======== PROVIDED INFORMATION
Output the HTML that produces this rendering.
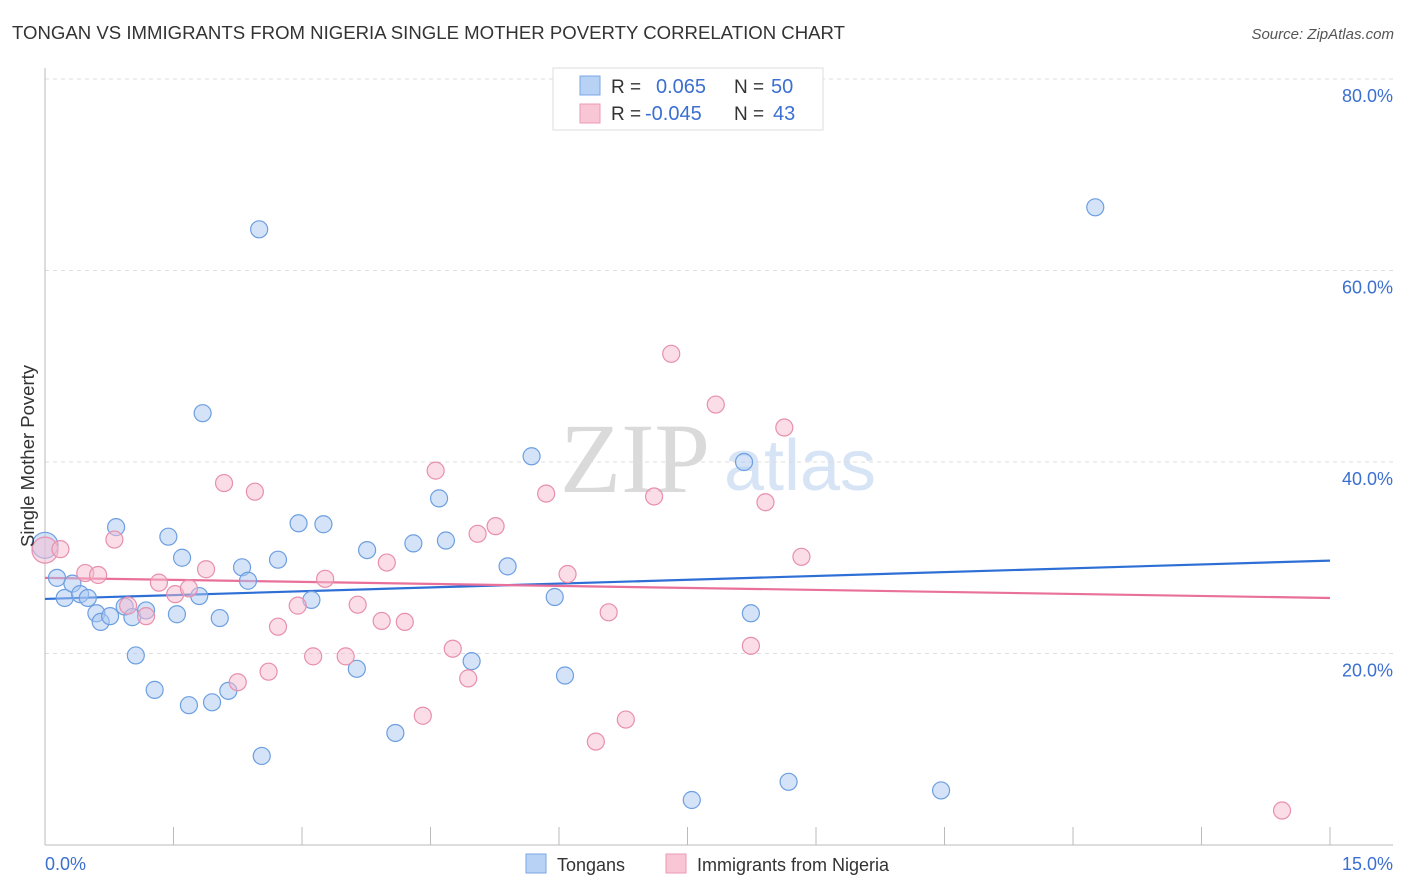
================
======== PROVIDED INFORMATION
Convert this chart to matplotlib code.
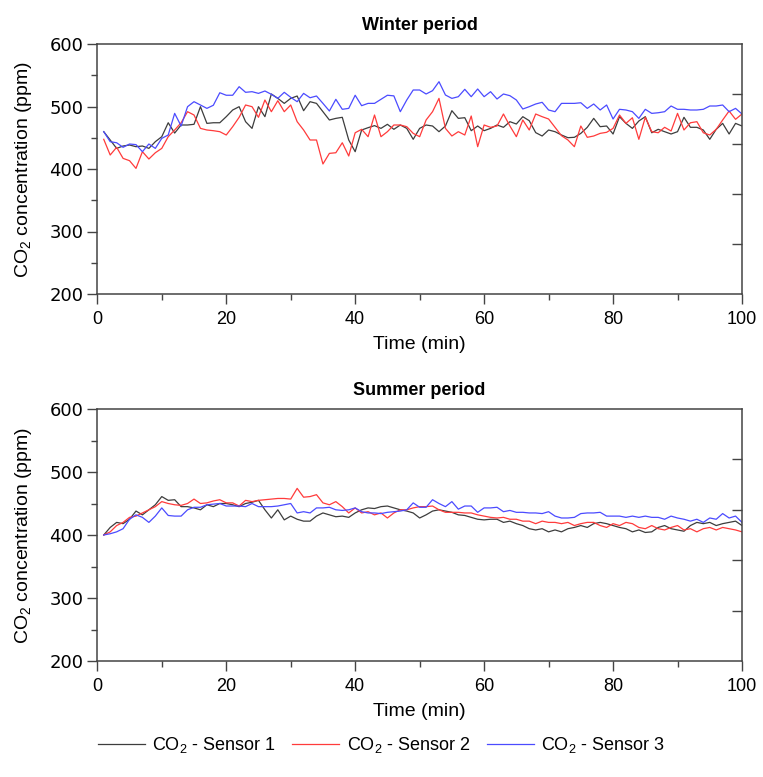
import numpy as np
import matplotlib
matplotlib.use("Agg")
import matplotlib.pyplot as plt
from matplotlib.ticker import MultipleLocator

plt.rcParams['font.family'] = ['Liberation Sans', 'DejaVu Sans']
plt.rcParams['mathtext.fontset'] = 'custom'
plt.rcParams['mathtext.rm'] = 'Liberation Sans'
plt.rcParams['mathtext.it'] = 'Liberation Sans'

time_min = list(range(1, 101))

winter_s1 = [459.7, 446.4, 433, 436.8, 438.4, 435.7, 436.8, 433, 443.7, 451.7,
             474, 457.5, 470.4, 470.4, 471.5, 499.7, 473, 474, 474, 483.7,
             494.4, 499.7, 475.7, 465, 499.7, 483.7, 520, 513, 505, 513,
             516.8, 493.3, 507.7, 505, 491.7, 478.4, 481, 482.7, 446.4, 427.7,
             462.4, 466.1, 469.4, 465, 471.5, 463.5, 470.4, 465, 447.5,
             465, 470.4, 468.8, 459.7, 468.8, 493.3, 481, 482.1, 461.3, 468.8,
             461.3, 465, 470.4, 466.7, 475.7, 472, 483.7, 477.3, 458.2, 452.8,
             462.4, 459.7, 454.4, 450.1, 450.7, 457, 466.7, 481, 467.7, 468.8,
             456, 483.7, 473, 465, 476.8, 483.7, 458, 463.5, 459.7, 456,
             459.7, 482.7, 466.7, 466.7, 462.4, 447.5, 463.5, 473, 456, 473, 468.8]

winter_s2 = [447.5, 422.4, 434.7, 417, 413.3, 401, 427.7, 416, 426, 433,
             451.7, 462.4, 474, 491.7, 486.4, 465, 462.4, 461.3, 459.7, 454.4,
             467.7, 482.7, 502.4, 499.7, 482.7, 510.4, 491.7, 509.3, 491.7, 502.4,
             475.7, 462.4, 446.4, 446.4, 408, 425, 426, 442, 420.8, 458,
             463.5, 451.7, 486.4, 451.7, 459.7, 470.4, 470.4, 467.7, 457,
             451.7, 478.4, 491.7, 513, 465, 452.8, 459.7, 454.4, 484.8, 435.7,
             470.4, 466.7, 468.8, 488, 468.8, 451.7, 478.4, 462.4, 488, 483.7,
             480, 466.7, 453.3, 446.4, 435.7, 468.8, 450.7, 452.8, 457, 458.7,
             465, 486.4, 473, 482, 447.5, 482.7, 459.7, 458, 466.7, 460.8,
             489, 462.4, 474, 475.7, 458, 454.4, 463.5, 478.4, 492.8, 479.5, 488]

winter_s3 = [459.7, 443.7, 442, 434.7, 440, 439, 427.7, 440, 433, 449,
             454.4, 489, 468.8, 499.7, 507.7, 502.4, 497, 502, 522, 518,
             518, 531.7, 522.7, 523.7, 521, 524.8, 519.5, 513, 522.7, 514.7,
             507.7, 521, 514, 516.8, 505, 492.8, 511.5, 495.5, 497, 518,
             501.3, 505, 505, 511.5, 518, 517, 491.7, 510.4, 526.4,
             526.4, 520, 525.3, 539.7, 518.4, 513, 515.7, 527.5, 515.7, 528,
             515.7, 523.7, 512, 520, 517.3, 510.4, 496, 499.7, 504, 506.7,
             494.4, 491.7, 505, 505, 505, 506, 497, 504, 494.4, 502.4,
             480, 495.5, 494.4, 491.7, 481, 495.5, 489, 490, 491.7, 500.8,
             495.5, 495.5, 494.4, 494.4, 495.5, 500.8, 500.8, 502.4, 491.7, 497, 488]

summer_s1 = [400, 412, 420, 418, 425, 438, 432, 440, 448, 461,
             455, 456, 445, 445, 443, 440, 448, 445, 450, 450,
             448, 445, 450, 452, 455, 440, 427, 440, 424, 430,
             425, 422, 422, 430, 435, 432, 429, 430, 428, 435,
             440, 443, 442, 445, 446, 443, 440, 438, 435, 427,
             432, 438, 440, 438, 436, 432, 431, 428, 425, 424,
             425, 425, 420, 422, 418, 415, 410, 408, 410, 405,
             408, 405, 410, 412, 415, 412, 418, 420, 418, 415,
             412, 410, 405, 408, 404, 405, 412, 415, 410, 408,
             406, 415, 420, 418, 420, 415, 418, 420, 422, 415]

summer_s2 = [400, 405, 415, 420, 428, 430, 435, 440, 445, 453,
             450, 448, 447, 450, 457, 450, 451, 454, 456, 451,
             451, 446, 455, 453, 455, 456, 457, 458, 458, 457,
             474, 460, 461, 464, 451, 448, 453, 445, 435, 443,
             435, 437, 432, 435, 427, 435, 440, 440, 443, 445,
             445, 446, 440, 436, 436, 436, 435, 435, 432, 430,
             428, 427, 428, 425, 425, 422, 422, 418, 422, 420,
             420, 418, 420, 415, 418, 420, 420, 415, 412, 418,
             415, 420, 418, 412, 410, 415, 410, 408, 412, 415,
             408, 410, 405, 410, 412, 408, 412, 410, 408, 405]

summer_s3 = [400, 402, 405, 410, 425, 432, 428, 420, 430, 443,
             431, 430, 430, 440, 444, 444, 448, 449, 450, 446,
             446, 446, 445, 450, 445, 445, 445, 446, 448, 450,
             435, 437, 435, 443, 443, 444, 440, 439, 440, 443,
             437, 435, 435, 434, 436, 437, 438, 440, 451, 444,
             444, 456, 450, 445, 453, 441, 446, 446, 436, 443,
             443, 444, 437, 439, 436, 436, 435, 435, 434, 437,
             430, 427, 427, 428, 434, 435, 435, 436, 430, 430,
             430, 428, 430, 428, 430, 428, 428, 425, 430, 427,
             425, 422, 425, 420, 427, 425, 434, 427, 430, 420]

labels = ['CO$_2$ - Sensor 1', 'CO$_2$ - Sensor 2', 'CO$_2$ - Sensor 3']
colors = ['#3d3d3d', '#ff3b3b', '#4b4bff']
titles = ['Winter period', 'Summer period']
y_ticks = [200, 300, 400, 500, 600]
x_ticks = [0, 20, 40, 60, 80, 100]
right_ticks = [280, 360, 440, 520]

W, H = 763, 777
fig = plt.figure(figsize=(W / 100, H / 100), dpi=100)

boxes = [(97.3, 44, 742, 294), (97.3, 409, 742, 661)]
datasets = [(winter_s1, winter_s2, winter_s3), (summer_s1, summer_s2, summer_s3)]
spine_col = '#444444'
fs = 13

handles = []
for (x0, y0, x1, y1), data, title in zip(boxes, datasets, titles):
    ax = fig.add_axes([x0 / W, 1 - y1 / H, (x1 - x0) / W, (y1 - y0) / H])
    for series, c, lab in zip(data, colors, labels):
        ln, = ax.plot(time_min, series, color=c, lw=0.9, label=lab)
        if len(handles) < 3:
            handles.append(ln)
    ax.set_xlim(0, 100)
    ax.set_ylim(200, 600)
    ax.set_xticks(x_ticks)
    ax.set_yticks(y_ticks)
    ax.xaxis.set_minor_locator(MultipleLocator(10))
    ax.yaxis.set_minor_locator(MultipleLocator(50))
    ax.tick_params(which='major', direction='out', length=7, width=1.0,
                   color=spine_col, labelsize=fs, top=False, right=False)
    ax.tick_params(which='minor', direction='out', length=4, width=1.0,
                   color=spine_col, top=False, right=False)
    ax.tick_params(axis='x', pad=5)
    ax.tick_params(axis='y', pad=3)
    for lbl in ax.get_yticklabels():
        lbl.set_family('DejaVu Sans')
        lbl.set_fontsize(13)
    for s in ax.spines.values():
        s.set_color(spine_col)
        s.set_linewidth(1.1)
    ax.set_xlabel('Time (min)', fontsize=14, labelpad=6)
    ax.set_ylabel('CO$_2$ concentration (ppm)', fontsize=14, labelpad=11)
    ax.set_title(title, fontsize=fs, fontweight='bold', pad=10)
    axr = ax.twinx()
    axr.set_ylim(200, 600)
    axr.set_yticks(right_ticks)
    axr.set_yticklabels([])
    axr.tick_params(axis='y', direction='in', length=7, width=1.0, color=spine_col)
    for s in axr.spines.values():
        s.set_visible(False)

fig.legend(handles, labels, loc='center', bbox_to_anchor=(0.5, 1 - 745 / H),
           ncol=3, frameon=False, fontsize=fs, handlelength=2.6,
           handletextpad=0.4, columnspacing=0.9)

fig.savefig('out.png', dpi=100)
================
======== PROVIDED INFORMATION
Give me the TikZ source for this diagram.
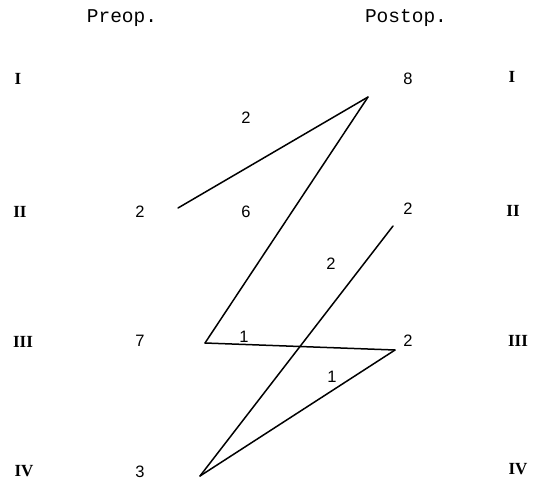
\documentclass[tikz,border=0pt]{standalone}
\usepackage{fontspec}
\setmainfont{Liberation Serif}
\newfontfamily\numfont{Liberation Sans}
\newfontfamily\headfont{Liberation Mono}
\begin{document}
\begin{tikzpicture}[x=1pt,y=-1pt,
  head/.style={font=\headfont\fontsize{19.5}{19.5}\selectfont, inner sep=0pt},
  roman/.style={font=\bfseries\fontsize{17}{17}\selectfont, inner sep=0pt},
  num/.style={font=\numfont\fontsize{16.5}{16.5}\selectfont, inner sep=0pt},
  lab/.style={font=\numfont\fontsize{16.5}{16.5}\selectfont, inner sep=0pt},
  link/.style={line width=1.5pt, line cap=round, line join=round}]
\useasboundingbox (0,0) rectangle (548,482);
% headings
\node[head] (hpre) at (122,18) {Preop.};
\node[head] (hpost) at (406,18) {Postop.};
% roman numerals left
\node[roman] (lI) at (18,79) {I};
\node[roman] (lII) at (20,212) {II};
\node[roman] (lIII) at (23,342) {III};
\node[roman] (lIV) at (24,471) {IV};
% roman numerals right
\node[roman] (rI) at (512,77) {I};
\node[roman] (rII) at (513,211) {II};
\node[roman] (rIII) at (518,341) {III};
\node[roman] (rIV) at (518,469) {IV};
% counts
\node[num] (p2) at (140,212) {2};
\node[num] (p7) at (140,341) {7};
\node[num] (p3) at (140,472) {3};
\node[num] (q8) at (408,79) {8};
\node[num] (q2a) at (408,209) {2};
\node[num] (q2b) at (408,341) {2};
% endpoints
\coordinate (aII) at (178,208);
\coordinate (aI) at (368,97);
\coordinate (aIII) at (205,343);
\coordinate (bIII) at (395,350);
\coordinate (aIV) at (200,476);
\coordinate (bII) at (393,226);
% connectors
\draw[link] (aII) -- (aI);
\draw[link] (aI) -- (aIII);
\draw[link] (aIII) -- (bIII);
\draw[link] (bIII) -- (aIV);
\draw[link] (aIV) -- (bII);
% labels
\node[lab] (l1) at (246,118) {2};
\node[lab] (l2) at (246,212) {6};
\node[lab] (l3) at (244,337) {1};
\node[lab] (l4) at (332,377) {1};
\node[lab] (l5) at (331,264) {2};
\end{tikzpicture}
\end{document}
================
■ GOAL ■
Leave out every picture, then retype exactly the lines from the one containing "Convert this chart to matplotlib code." through the one containing "time_min = list(range(1, 101))".

■ RESPONSE TO THIS EXERCISE ■
Convert this chart to matplotlib code.
import numpy as np
import matplotlib
matplotlib.use("Agg")
import matplotlib.pyplot as plt
from matplotlib.ticker import MultipleLocator

plt.rcParams['font.family'] = ['Liberation Sans', 'DejaVu Sans']
plt.rcParams['mathtext.fontset'] = 'custom'
plt.rcParams['mathtext.rm'] = 'Liberation Sans'
plt.rcParams['mathtext.it'] = 'Liberation Sans'

time_min = list(range(1, 101))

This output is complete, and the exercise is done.